Esta semana, en la planta de Tochigi, Japón, salió la última unidad del Nissan GT-R R35 destinada al mercado doméstico, cerrando así un ciclo que inició en 2007 y que dejó una huella imborrable en la industria automotriz. En total, se produjeron cerca de 48.000 unidades, todas con un corazón ensamblado a mano por los legendarios Takumi, un equipo de nueve maestros que pusieron su firma en cada motor.
La última unidad de la saga es un GT-R T-Spec Premium en color Midnight Purple, destinado a un cliente japonés. Más que un auto deportivo, se trata de un pedazo de historia, el punto final a una era en la que Nissan demostró que podía desafiar a gigantes europeos en su propio terreno.
Desde su lanzamiento, el R35 redefinió el concepto de “Godzilla”: un Gran Turismo con la comodidad de un cupé de lujo, pero con un rendimiento capaz de humillar a superdeportivos mucho más caros. Su motor VR38DETT, un V6 biturbo de 3,8 litros, evolucionó de 480 a 600 hp en la versión Nismo, convirtiéndose en un ícono de la ingeniería japonesa.
Más allá de la potencia, el GT-R se ganó su estatus con hechos, como sus victorias en campeonatos como Super GT, Blancpain GT Series y Bathurst 12 horas, récords en Nürburgring y Tsukuba, e incluso un Guinness World Record por lograr el drift más rápido del planeta, alcanzando los 304 km/h de lado.
Pero lo más admirable del R35 fue su capacidad de reinventarse año tras año, sin recurrir a una nueva generación a mitad de camino. Nissan afinó aerodinámica, chasís y electrónica hasta el último momento, siempre elevando la vara.
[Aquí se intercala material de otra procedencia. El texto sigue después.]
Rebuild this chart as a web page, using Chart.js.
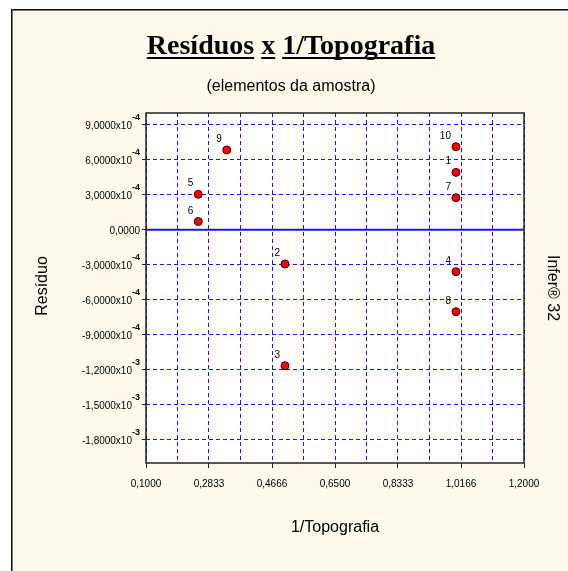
<!DOCTYPE html>
<html>
<head>
<meta charset="utf-8">
<script src="https://cdn.jsdelivr.net/npm/chart.js@4"></script>
<style>
    html, body { margin: 0; padding: 0; background: #ffffff; }
    canvas { display: block; }
</style>
</head>
<body>
<canvas id="residuos-chart" width="568" height="571"></canvas>
<script>
// Chart data
var pointLabels = ['1', '2', '3', '4', '5', '6', '7', '8', '9', '10'];
var xValues = [1.002, 0.5045, 0.5045, 1.002, 0.252, 0.252, 1.002, 1.002, 0.335, 1.002];
var yValues = [4.91e-4, -2.94e-4, -1.166e-3, -3.6e-4, 3.03e-4, 0.7e-4, 2.74e-4, -7.03e-4, 6.83e-4, 7.11e-4];

// Axis ticks and their labels
var xTicks = [0.1, 0.28333, 0.46667, 0.65, 0.83333, 1.01667, 1.2];
var xTickLabels = ['0,1000', '0,2833', '0,4666', '0,6500', '0,8333', '1,0166', '1,2000'];
var yTicks = [9e-4, 6e-4, 3e-4, 0, -3e-4, -6e-4, -9e-4, -1.2e-3, -1.5e-3, -1.8e-3];
var yTickMantissa = ['9,0000x10', '6,0000x10', '3,0000x10', '0,0000', '-3,0000x10', '-6,0000x10',
    '-9,0000x10', '-1,2000x10', '-1,5000x10', '-1,8000x10'];
var yTickExponent = ['-4', '-4', '-4', '', '-4', '-4', '-4', '-3', '-3', '-3'];

var GRID_BLUE = '#1414ff';
var CREAM = '#fff9ee';
var SANS = "'Liberation Sans', Arial, sans-serif";

/**
 * Find the label index of an x tick value (minor ticks have none)
 */
function xLabelIndex(value) {
    for (var i = 0; i < xTicks.length; i++) {
        if (Math.abs(xTicks[i] - value) < 1e-4) {
            return i;
        }
    }
    return -1;
}

// Major ticks plus the half-way grid lines between them
function xGridValues() {
    var vals = [];
    for (var i = 0; i < xTicks.length; i++) {
        vals.push(xTicks[i]);
        if (i < xTicks.length - 1) {
            vals.push((xTicks[i] + xTicks[i + 1]) / 2);
        }
    }
    return vals;
}

// Frame, background and the free texts around the plot
var framePlugin = {
    id: 'frame',
    beforeDraw: function(chart) {
        var ctx = chart.ctx;
        var area = chart.chartArea;
        ctx.save();
        ctx.fillStyle = '#ffffff';
        ctx.fillRect(0, 0, chart.width, chart.height);
        ctx.fillStyle = CREAM;
        ctx.fillRect(12, 10, chart.width, chart.height);
        ctx.fillStyle = '#111111';
        ctx.fillRect(11, 9, chart.width, 1);
        ctx.fillRect(11, 9, 1, chart.height);
        ctx.fillStyle = '#777777';
        ctx.fillRect(12, 10, chart.width, 1);
        ctx.fillRect(12, 10, 1, chart.height);

        // plot background
        ctx.fillStyle = '#ffffff';
        ctx.fillRect(area.left, area.top, area.right - area.left, area.bottom - area.top);

        // title, underlined word by word
        ctx.fillStyle = '#000000';
        ctx.font = "bold 28px 'Liberation Serif', 'Times New Roman', serif";
        ctx.textBaseline = 'alphabetic';
        ctx.textAlign = 'left';
        var words = ['Resíduos', 'x', '1/Topografia'];
        var space = ctx.measureText(' ').width;
        var total = 0;
        words.forEach(function(w, i) {
            total += ctx.measureText(w).width + (i > 0 ? space : 0);
        });
        var tx = 291 - total / 2;
        var baseline = 54;
        words.forEach(function(w) {
            var ww = ctx.measureText(w).width;
            ctx.fillText(w, tx, baseline);
            ctx.fillRect(tx, baseline + 3, ww, 2);
            tx += ww + space;
        });

        // subtitle
        ctx.font = '16px ' + SANS;
        ctx.textAlign = 'center';
        ctx.textBaseline = 'middle';
        ctx.fillText('(elementos da amostra)', 291, 87);

        // x axis title
        ctx.fillText('1/Topografia', 335, 528);

        // y axis title
        ctx.save();
        ctx.translate(43, 286);
        ctx.rotate(-Math.PI / 2);
        ctx.fillText('Resíduo', 0, 0);
        ctx.restore();

        // side note
        ctx.save();
        ctx.translate(552, 288);
        ctx.rotate(Math.PI / 2);
        ctx.fillText('Infer® 32', 0, 0);
        ctx.restore();
        ctx.restore();
    },
    beforeDatasetsDraw: function(chart) {
        var ctx = chart.ctx;
        var area = chart.chartArea;
        var y0 = chart.scales.y.getPixelForValue(0);
        ctx.save();
        ctx.strokeStyle = GRID_BLUE;
        ctx.lineWidth = 2;
        ctx.beginPath();
        ctx.moveTo(area.left, y0);
        ctx.lineTo(area.right, y0);
        ctx.stroke();

        // plot frame
        ctx.strokeStyle = '#222222';
        ctx.lineWidth = 1.5;
        ctx.strokeRect(area.left, area.top, area.right - area.left, area.bottom - area.top);
        ctx.restore();
    },
    afterDatasetsDraw: function(chart) {
        var ctx = chart.ctx;
        var meta = chart.getDatasetMeta(0);
        ctx.save();
        ctx.fillStyle = '#000000';
        ctx.font = '10px ' + SANS;
        ctx.textAlign = 'right';
        ctx.textBaseline = 'alphabetic';
        meta.data.forEach(function(pt, i) {
            ctx.fillText(pointLabels[i], pt.x - 5, pt.y - 8);
        });
        ctx.restore();
    },
    afterDraw: function(chart) {
        // y tick labels with a raised exponent
        var ctx = chart.ctx;
        var yScale = chart.scales.y;
        var right = 140;
        ctx.save();
        ctx.fillStyle = '#000000';
        ctx.textAlign = 'right';
        ctx.textBaseline = 'alphabetic';
        yTicks.forEach(function(v, i) {
            var y = yScale.getPixelForValue(v);
            var expW = 0;
            if (yTickExponent[i]) {
                ctx.font = 'bold 9px ' + SANS;
                expW = ctx.measureText(yTickExponent[i]).width;
                ctx.fillText(yTickExponent[i], right, y - 5);
            }
            ctx.font = '10px ' + SANS;
            ctx.fillText(yTickMantissa[i], right - expW, y + 4);
        });
        ctx.restore();
    }
};
</script>
<script>
(function() {
    'use strict';

    var ctx = document.getElementById('residuos-chart').getContext('2d');
    new Chart(ctx, {
        type: 'scatter',
        data: {
            datasets: [{
                data: xValues.map(function(x, i) {
                    return { x: x, y: yValues[i] };
                }),
                pointStyle: 'circle',
                pointRadius: 4,
                pointHoverRadius: 4,
                backgroundColor: '#ff0000',
                borderColor: '#400000',
                borderWidth: 1
            }]
        },
        options: {
            responsive: false,
            animation: false,
            events: [],
            layout: {
                padding: { left: 0, top: 113, right: 44, bottom: 78 }
            },
            plugins: {
                legend: { display: false },
                tooltip: { enabled: false }
            },
            scales: {
                x: {
                    type: 'linear',
                    min: 0.1,
                    max: 1.2,
                    afterBuildTicks: function(scale) {
                        scale.ticks = xGridValues().map(function(v) {
                            return { value: v };
                        });
                    },
                    afterFit: function(scale) {
                        scale.height = 30;
                    },
                    grid: {
                        color: GRID_BLUE,
                        lineWidth: 1,
                        drawTicks: true,
                        tickLength: 5,
                        tickColor: function(c) {
                            return xLabelIndex(c.tick.value) >= 0 ? '#222222' : 'rgba(0,0,0,0)';
                        }
                    },
                    border: { display: false, dash: [4, 3] },
                    ticks: {
                        autoSkip: false,
                        maxRotation: 0,
                        padding: 10,
                        color: '#000000',
                        font: { family: SANS, size: 10 },
                        callback: function(value) {
                            var i = xLabelIndex(value);
                            return i >= 0 ? xTickLabels[i] : '';
                        }
                    }
                },
                y: {
                    type: 'linear',
                    min: -2e-3,
                    max: 1e-3,
                    afterBuildTicks: function(scale) {
                        scale.ticks = yTicks.map(function(v) {
                            return { value: v };
                        });
                    },
                    afterFit: function(scale) {
                        scale.width = 146;
                    },
                    grid: {
                        color: GRID_BLUE,
                        lineWidth: 1,
                        drawTicks: true,
                        tickLength: 4,
                        tickColor: '#222222'
                    },
                    border: { display: false, dash: [4, 3] },
                    ticks: { display: false }
                }
            }
        },
        plugins: [framePlugin]
    });
})();
</script>
</body>
</html>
El propio Iván Espinosa, CEO de Nissan, declaró: “Esto no es un adiós definitivo. El GT-R volverá”. La veredad, es que el nombre pesa demasiado como para dejarlo en el archivo.
El R35 se despide como un mito vivo, un deportivo que llevó la precisión japonesa al extremo y que será recordado por generaciones. Ahora, queda esperar cómo Nissan reinventa a su monstruo para el futuro, en una era donde la electrificación será inevitable.